Aaronovitch then compliments Chávez, ‘who, unlike his heroes [Fidel and ‘Shay’] executed no one and created no concentration camps.’ Well, the boy did what he had to do. He didn’t need death squads and concentration camps because he was democratically elected and re-elected by a thoroughly brainwashed populace. The odd beating and imprisonment did the job famously, coupled of course with Bolshevik-scale propaganda.
This points at Aaranovitch’s inability to tie different ends of his narrative together even in a short piece. ‘The abused neocons, I think, are right where the realpolitikers are wrong. Treat people in other lands… as people deserving liberty, dignity and democracy…’ and everything will be hunky-dory.

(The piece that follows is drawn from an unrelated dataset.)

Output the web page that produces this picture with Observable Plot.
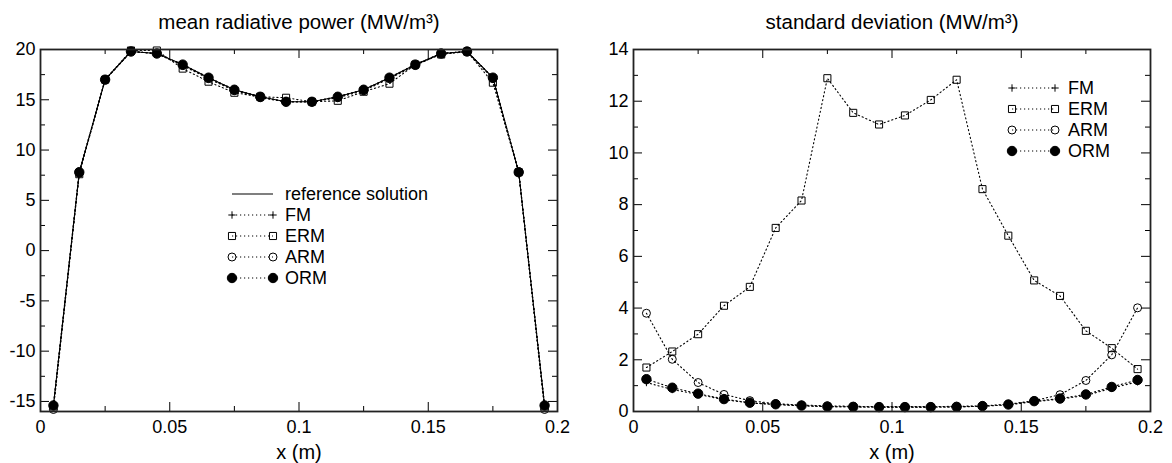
<!DOCTYPE html>
<html><head><meta charset="utf-8">
<script src="https://cdn.jsdelivr.net/npm/d3@7"></script>
<script src="https://cdn.jsdelivr.net/npm/@observablehq/plot@0.6"></script>
<style>
body{margin:0;background:#fff;}
#wrap{position:relative;width:1172px;height:463px;font-family:"Liberation Sans",Arial,Helvetica,sans-serif;}
#left{position:absolute;left:0;top:0;}
#right{position:absolute;left:590px;top:0;}
</style></head><body><div id="wrap"><div id="left"></div><div id="right"></div></div>
<script>
// ---------- data ----------
const xs = [0.005,0.015,0.025,0.035,0.045,0.055,0.065,0.075,0.085,0.095,0.105,0.115,0.125,0.135,0.145,0.155,0.165,0.175,0.185,0.195];

// mean radiative power (MW/m3)
const meanRef = [-15.4,7.8,17.0,19.8,19.6,18.5,17.2,16.0,15.3,14.8,14.8,15.3,16.0,17.2,18.5,19.6,19.8,17.2,7.8,-15.4];
const meanFM  = [-15.4,7.8,17.0,19.8,19.6,18.5,17.2,16.0,15.3,14.8,14.8,15.3,16.0,17.2,18.5,19.6,19.8,17.2,7.8,-15.4];
const meanERM = [-15.5,7.6,17.0,19.9,19.9,18.1,16.8,15.7,15.3,15.2,14.8,14.9,15.8,16.6,18.5,19.5,19.8,16.7,7.8,-15.5];
const meanARM = [-15.8,7.7,17.0,19.8,19.6,18.4,17.1,15.9,15.2,14.8,14.8,15.2,15.9,17.1,18.4,19.6,19.8,17.1,7.8,-15.8];
const meanORM = [-15.4,7.8,17.0,19.8,19.6,18.5,17.2,16.0,15.3,14.8,14.8,15.3,16.0,17.2,18.5,19.6,19.8,17.2,7.8,-15.4];

// standard deviation (MW/m3)
const sdFM  = [1.12,0.85,0.66,0.46,0.33,0.27,0.22,0.19,0.18,0.17,0.17,0.17,0.18,0.20,0.26,0.38,0.48,0.62,0.90,1.15];
const sdERM = [1.70,2.32,2.99,4.09,4.82,7.10,8.16,12.89,11.55,11.10,11.45,12.05,12.83,8.60,6.80,5.07,4.47,3.12,2.45,1.64];
const sdARM = [3.80,2.02,1.12,0.66,0.42,0.30,0.25,0.22,0.20,0.19,0.19,0.19,0.20,0.22,0.28,0.42,0.65,1.20,2.19,4.01];
const sdORM = [1.25,0.92,0.69,0.48,0.34,0.28,0.23,0.19,0.18,0.17,0.17,0.17,0.18,0.21,0.27,0.40,0.50,0.66,0.95,1.22];

// ticks
const xMajor = [0,0.05,0.1,0.15,0.2];
const xMinor = [0.025,0.075,0.125,0.175];
const meanYMajor = [-15,-10,-5,0,5,10,15,20];
const meanYMinor = [-12.5,-7.5,-2.5,2.5,7.5,12.5,17.5];
const sdYMajor = [0,2,4,6,8,10,12,14];
const sdYMinor = [1,3,5,7,9,11,13];

const titles = ["mean radiative power (MW/m³)", "standard deviation (MW/m³)"];
const xLabel = "x (m)";
const seriesNames = ["reference solution","FM","ERM","ARM","ORM"];

// ---------- rendering ----------
const FONT = '"Liberation Sans",Arial,Helvetica,sans-serif';
const H = 463, MT = 49, MB = 52;
const DOT = "1.2,2.8";
const INK = "#000";
const sym = {
  FM:  {symbol:"plus", r:2.5, fill:"none"},
  ERM: {symbol:"square2", r:4.5, fill:"none"},
  ARM: {symbol:"circle", r:4, fill:"none"},
  ORM: {symbol:"circle", r:4.7, fill:INK}
};
const d3sym = {plus:d3.symbolPlus, square2:d3.symbolSquare2, circle:d3.symbolCircle};

function panel({width, ml, mr, yDomain, yMajor, yMinor, series, ref, title}) {
  const rows = xs.map((x,i) => {
    const r = {x};
    if (ref) r.ref = ref[i];
    for (const [k,v] of Object.entries(series)) r[k] = v[i];
    return r;
  });
  const iw = width - ml - mr, ih = H - MT - MB;
  const marks = [
    Plot.ruleX(xMajor, {insetTop: ih - 9, stroke: INK}),
    Plot.ruleX(xMajor, {insetBottom: ih - 9, stroke: INK}),
    Plot.ruleX(xMinor, {insetTop: ih - 5, stroke: INK}),
    Plot.ruleX(xMinor, {insetBottom: ih - 5, stroke: INK}),
    Plot.ruleY(yMajor, {insetRight: iw - 9, stroke: INK}),
    Plot.ruleY(yMajor, {insetLeft: iw - 9, stroke: INK}),
    Plot.ruleY(yMinor, {insetRight: iw - 5, stroke: INK}),
    Plot.ruleY(yMinor, {insetLeft: iw - 5, stroke: INK}),
    Plot.axisX(xMajor, {tickSize: 0, tickPadding: 9, tickFormat: d => String(d), fontSize: 18, label: null}),
    Plot.axisY(yMajor, {tickSize: 0, tickPadding: 5, tickFormat: d => String(d), fontSize: 18, label: null}),
  ];
  if (ref) marks.push(Plot.line(rows, {x: "x", y: "ref", stroke: INK, strokeWidth: 1.1}));
  for (const k of Object.keys(series)) {
    marks.push(Plot.line(rows, {x: "x", y: k, stroke: INK, strokeWidth: 1.1, strokeDasharray: DOT}));
  }
  for (const k of Object.keys(series)) {
    const s = sym[k];
    marks.push(Plot.dot(rows, {x: "x", y: k, symbol: s.symbol, r: s.r, fill: s.fill, stroke: INK, strokeWidth: 1}));
  }
  marks.push(Plot.frame({stroke: "#222", strokeWidth: 1.8}));
  marks.push(Plot.text([title], {frameAnchor: "top", dy: -27, fontSize: 20.5, lineAnchor: "middle", fill: INK}));
  marks.push(Plot.text([xLabel], {frameAnchor: "bottom", dy: 41, fontSize: 20, lineAnchor: "middle", fill: INK}));
  return Plot.plot({
    width, height: H,
    marginLeft: ml, marginRight: mr, marginTop: MT, marginBottom: MB,
    x: {domain: [0, 0.2], axis: null},
    y: {domain: yDomain, axis: null},
    style: {fontFamily: FONT, fontSize: "18px", color: INK, background: "white", overflow: "visible"},
    marks
  });
}

function legend(svg, items, x0, x1, tx, y0, step) {
  const g = d3.select(svg).append("g").attr("font-family", FONT).attr("font-size", 18).attr("fill", INK);
  items.forEach((name, i) => {
    const y = y0 + i * step;
    g.append("line").attr("x1", x0).attr("x2", x1).attr("y1", y).attr("y2", y)
      .attr("stroke", INK).attr("stroke-width", 1.1)
      .attr("stroke-dasharray", name === "reference solution" ? null : DOT);
    const s = sym[name];
    if (s) for (const x of [x0, x1]) {
      g.append("path").attr("transform", `translate(${x},${y})`)
        .attr("d", d3.symbol(d3sym[s.symbol], Math.PI * s.r * s.r)())
        .attr("fill", s.fill).attr("stroke", INK).attr("stroke-width", 1);
    }
    g.append("text").attr("x", tx).attr("y", y).attr("dy", "0.35em")
      .attr("text-anchor", "start").text(name);
  });
}

const left = panel({
  width: 590, ml: 40, mr: 33, yDomain: [-16, 20], yMajor: meanYMajor, yMinor: meanYMinor,
  ref: meanRef, series: {FM: meanFM, ERM: meanERM, ARM: meanARM, ORM: meanORM}, title: titles[0]
});
legend(left, seriesNames, 232, 273, 285, 194, 21);
document.getElementById("left").appendChild(left);

const right = panel({
  width: 582, ml: 43, mr: 22, yDomain: [0, 14], yMajor: sdYMajor, yMinor: sdYMinor,
  ref: null, series: {FM: sdFM, ERM: sdERM, ARM: sdARM, ORM: sdORM}, title: titles[1]
});
legend(right, seriesNames.slice(1), 422, 465, 478, 88, 21);
document.getElementById("right").appendChild(right);
</script>
</body></html>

First, the neocons are more abusing than abused. This peculiar blend of American nationalism with Trotskyist internationalism has more or less dominated US foreign policy since Reagan’s tenure at least. Second, carrying democracy to every tribal society on earth is the neocons’ pronounced, practically sole, aim.
We are witnessing the results in the Middle East. Democratic elections so beloved of the neocons, instigated by them and made possible by the war they had championed, have destroyed stability in the region, bringing to power the kind of regimes that are rapidly taking the world to a possible nuclear disaster.
Mentioning Chávez and the neocons in the same article, anyone with half a brain and a modicum of moral sense would show how the former testifies to the moral and intellectual bankruptcy of the latter. Chávez, after all, was elected as democratically as Perón, Ahmadinejad or for that matter Hitler – as democratically as the neocons desire. Democracy triumphs, so what’s the problem then? Job done.
It’s a moot point whether Aaaronovitch is leftwing. What else he is matters much more. Instead let’s ask the real question: ‘If these are our opinion formers, why are we surprised at the opinions they form?’